Comme d'autres programmes reposant sur l'apprentissage profond (deep learning), ChatGPT conserve une faiblesse de taille : "elle n'a pas accès au sens", rappelle Claude de Loupy. Le logiciel ne peut pas justifier ses choix, c'est-à-dire expliquer pourquoi il a assemblé ainsi les mots qui forment ses réponses.

Les technologies à base d'IA capables de communiquer sont néanmoins de plus en plus capables de donner l'impression qu'elles réfléchissent vraiment.

Des chercheurs de Meta (Facebook) ont récemment mis au point un programme informatique baptisé Cicero, comme l'homme d'Etat romain Cicéron.

Le logiciel a fait ses preuves à Diplomacy, un jeu de société qui requiert des talents de négotiateur.

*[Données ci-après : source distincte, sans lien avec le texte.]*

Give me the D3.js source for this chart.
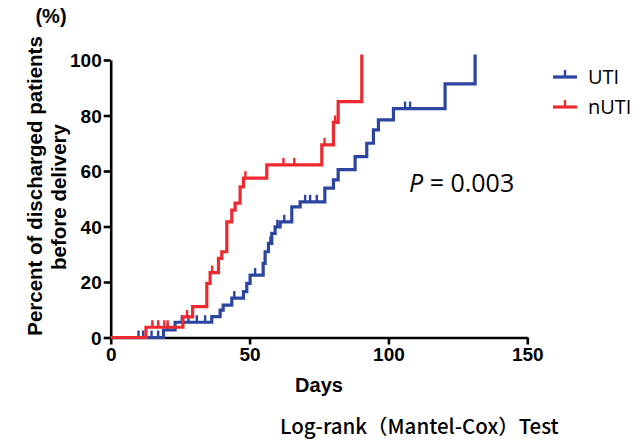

"S'il ne parle pas comme une personne réelle - faisant preuve d'empathie, construisant des relations et parlant correctement du jeu - il ne pourra pas nouer d'alliances avec les autres joueurs", détaille un communiqué du géant des réseaux sociaux.

Character.ai, une start-up fondée par d'anciens ingénieurs de Google, a mis en ligne en octobre un chatbot expérimental, qui peut adopter n'importe quelle personnalité. Les utilisateurs créent des personnages selon un bref descriptif, et peuvent ensuite "converser" avec de faux Sherlock Holmes, Socrate ou Donald Trump.

"Simple machine"

Ce degré de sophistication fascine mais inquiète aussi de nombreux observateurs, à l'idée que ces technologies ne soient détournées pour piéger les humains, en diffusant de fausses informations par exemple, ou en créant des arnaques de plus en plus crédibles.

Qu'en "pense" ChatGPT ? "ll existe des dangers potentiels à construire des chatbots ultra sophistiqués (...) Des gens pourraient croire qu'ils interagissent avec une vraie personne", reconnaît le chatbot interrogé sur ce sujet par l'AFP.

Les entreprises mettent donc en place des garde-fous pour éviter des abus.

Sur la page d'accueil, OpenAI précise que le chatbot peut générer des "informations incorrectes" ou "produire des instructions dangereuses ou des contenus biaisés".

Et ChatGPT refuse de prendre parti. "OpenAI a fait en sorte qu'il soit incroyablement difficile de lui faire exprimer des opinions", souligne Sean McGregor.

Le chercheur a demandé au chatbot d'écrire un poème sur une question éthique. "Je suis une simple machine, un outil à votre disposition / je n'ai pas le pouvoir de juger ou de prendre des décisions (...)", lui a répondu l'ordinateur.

"Intéressant de voir les gens se demander si les systèmes d'IA devraient se comporter comme les utilisateurs le souhaitent ou comme les créateurs l'ont prévu", a tweeté samedi Sam Altman, cofondateur et patron d'OpenAI.

"Le débat sur quelles valeurs donner à ces systèmes va être l'un des plus importants qu'une société puisse avoir", a-t-il ajouté.